Als Emmanuel Macron am Sonntagabend die Pforte zum Louvre betrat, wo Tausende seiner jubelnden Wähler*innen auf ihn warteten, setzte laut Musik ein. Es war die Europahymne, Beethovens Ode an die Freude – nicht die französische Nationalhymne. Das ist als öffentliche Geste, als Statement zu verstehen: Ich will Präsident eines europäischen Frankreichs sein.

"Eine immense Aufgabe liegt vor mir", sagte er in seiner Rede gegen 22 Uhr auf der Bühne, "ich werde nicht leichtfertig mit eurem Vertrauen umgehen". Er sprach damit die vielen Wähler*innen an, die sich durch das Wahlsystem betrogen und nicht repräsentiert fühlen. Diejenigen, die ihm nur mangels einer echten Alternative ihre Stimme gaben. Sie werden ihn in den kommenden fünf Jahren an diesen Worten messen.

Schon im Vorhinein war der Protest groß. Tausende gingen nach einer Petition absichtlich erst nach 17 Uhr wählen. Bei der ersten Hochrechnung um 20 Uhr waren die Stimmen, die nach 17 Uhr abgeben wurden, noch nicht enthalten. So wollten die Protestwähler*innen die Zahl der potenziellen Nicht-Wähler*innen in die Höhe treiben und ein Zeichen setzen: Wir heißen weder Macron noch seine Gegnerin Marine Le Pen gut, aber fühlen uns unter Zugzwang. Sie wünschen sich einen Präsidenten für die, die es nicht immer leicht hatten in ihrem Leben, einen, der die Abgehängten repräsentiert.

Seine Herausforderin Le Pen, die er mit großem Vorsprung hinter sich lassen konnte, machte damit Wahlkampf: den sozial Schwachen, den Armen, eine neue Perspektive zu geben.

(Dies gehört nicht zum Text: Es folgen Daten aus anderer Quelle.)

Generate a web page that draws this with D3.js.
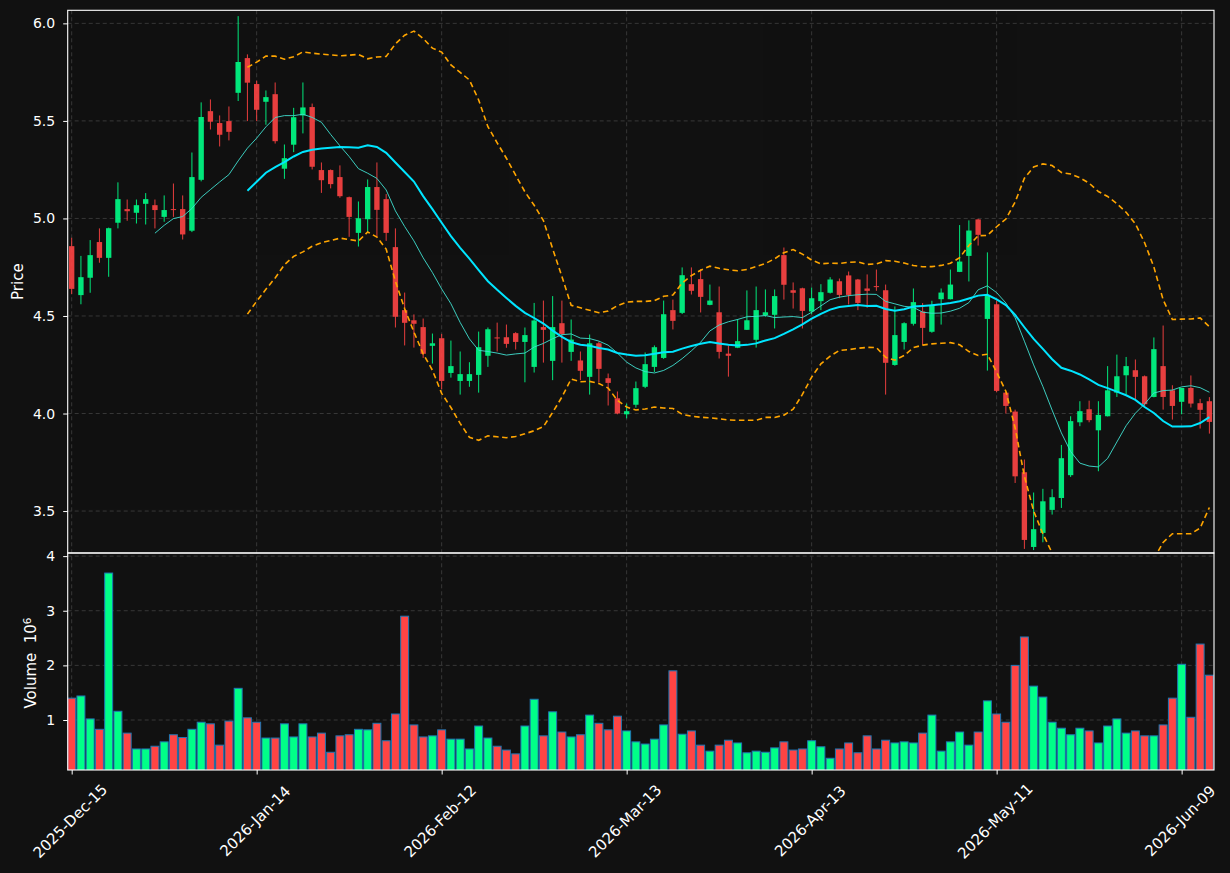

Doch die rechts-konservative Populistin wäre eine Zumutung gewesen – das merkten die französischen Wähler*innen spätestens im letzten TV-Duell, wo Le Pen einerseits über ihre politischen Inhalte log und andererseits Macron unter der Gürtellinie attackierte. Auch aufgrund dieses Fauxpas haben sich viele Französ*innen noch einmal umentschieden.

Wofür steht Macron eigentlich?

Macron dürfte das wissen. Und auch, dass seine Präsidentschaft keine Selbstverständlichkeit ist. Der 39-Jährige möchte das Land radikal umbauen, wie er sagt, er will ein neues Sozialversicherungssystem schaffen, die 35-Stunden-Woche noch weiter lockern und den Druck auf Arbeitslose erhöhen, eine Beschäftigung anzunehmen. Außerdem will er, dass sich Frankreich stärker in die EU einbringt, gerade wenn es um mögliche Reformen geht.

Die Freude darüber, das Schlimmste abgewendet zu haben, ist da. Viele der Wähler*innen sind erleichtert – aber nicht zufrieden. Macron ist für sie nicht mehr als ein dürftiger Kompromiss. Er zeigte sich nämlich auch als Politiker, der sich nicht so wirklich festlegen wollte, weder links noch rechts sei, vor allem bei Reizthemen wie Kriminalität und Migration. Macron sagt, er möchte sich um Bildung, Arbeit, Wirtschaft, Sicherheit, Außenpolitik und die sogenannte Demokratische Erneuerung kümmern. Das ist austauschbar und vage. Vieles von dem, was jetzt passieren wird, bleibt im Ungewissen.

Gerade für junge Wähler*innen ist mit Macrons Wahlsieg und dem abgewendeten Übel nur ein erster Schritt gemacht – die echte Arbeit beginnt jetzt. Mehr als 21 Prozent der Französ*innen haben im ersten Wahlgang den Front National gewählt. Macron bekam für sein Programm nur 23 Prozent der Stimmen. Dass er im zweiten Wahlgang jetzt deutlich siegte, liegt an seiner Gegnerin, nicht an ihm. Scheitert er bei der Umsetzung seiner Versprechen, allen Bürger*innen ein Präsident zu sein, könnte das Wähler*innen dazu bringen, die nächste Wahl zu boykottieren. Das wiederum würde dem rechten Front National unter Le Pen in die Hände spielen. Die Partei könnte in den kommenden fünf Jahren erstarken.

Viele Menschen haben genug von diesem Wahlsystem, das sie dazu zwingt, nur deshalb wählen zu gehen, um Schlimmeres abzuwenden. Sie könnten diese Stimme anders einsetzen – nämlich gar nicht mehr. Und dann könnte der Traum eines europäischen Frankreichs schnell zerplatzen.